Symes also made the Doomsday Prophecies, which forecast the end of the world. In 1956 he joined Tomorrow’s World and for three decades fronted programmes dealing with science, engineering and technology.

He also was able to bring his own brand of passion for hobbies to Model World and Making Tracks. Both often included news of model railways and items about restoring vintage steam engines.

Railways remained a passion throughout his life and he had two mini-steam engines chugging round the garden of his Surrey home. They were his pride and joy and he spent many hours servicing them and giving rides to local children. He hosted open days for Children in Need and after the trip round the garden his wife served home-made cakes.

Symes was a skilled engineer and the inventor of an efficient lavatory ventilator. He formed the Association of Invention Management to help inventors find financial backing to develop their products. Symes offered practical help to engineers with ideas and was keen that the phrase “mad professor” should be banned.

But Symes rather enjoyed preserving the image of the genial English eccentric. He roamed the countryside collecting nettles, dandelions and wild mushrooms and then concocted a stew whose recipe he expounded on The Ad Hoc Cook on Radio 4.

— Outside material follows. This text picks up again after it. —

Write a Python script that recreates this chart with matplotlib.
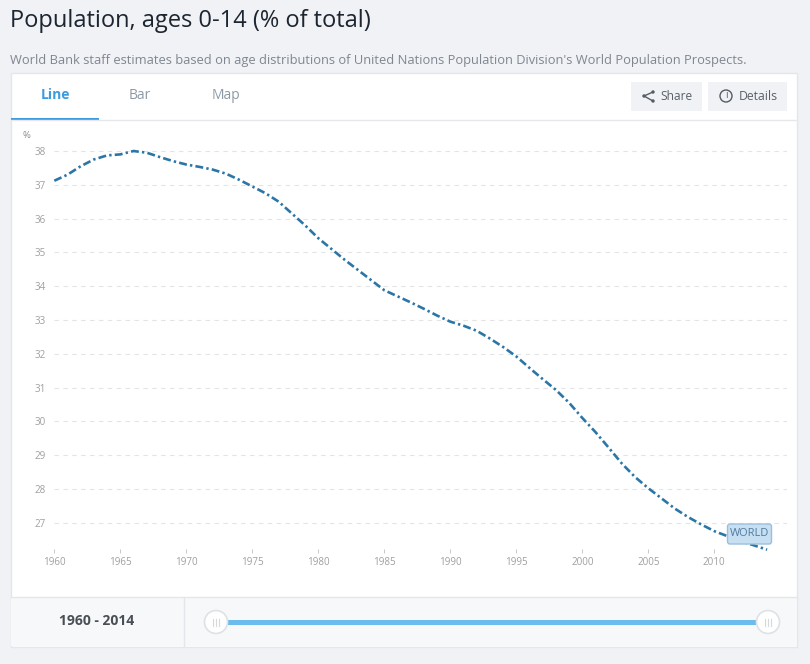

Symes was a passionate environmentalist and an early supporter of a cleaner world. In the 1990s he presented a television series The House that Bob Built, in which a “green” dwelling was constructed at Milton Keynes. It proved a fascinating insight into some of the irregularities of the building industry and Symes demonstrated how a well-designed house could be more energy efficient.

His first wife died in 1999 and in 2007 he married Sheila Gunn. She and a daughter from his first marriage survive him.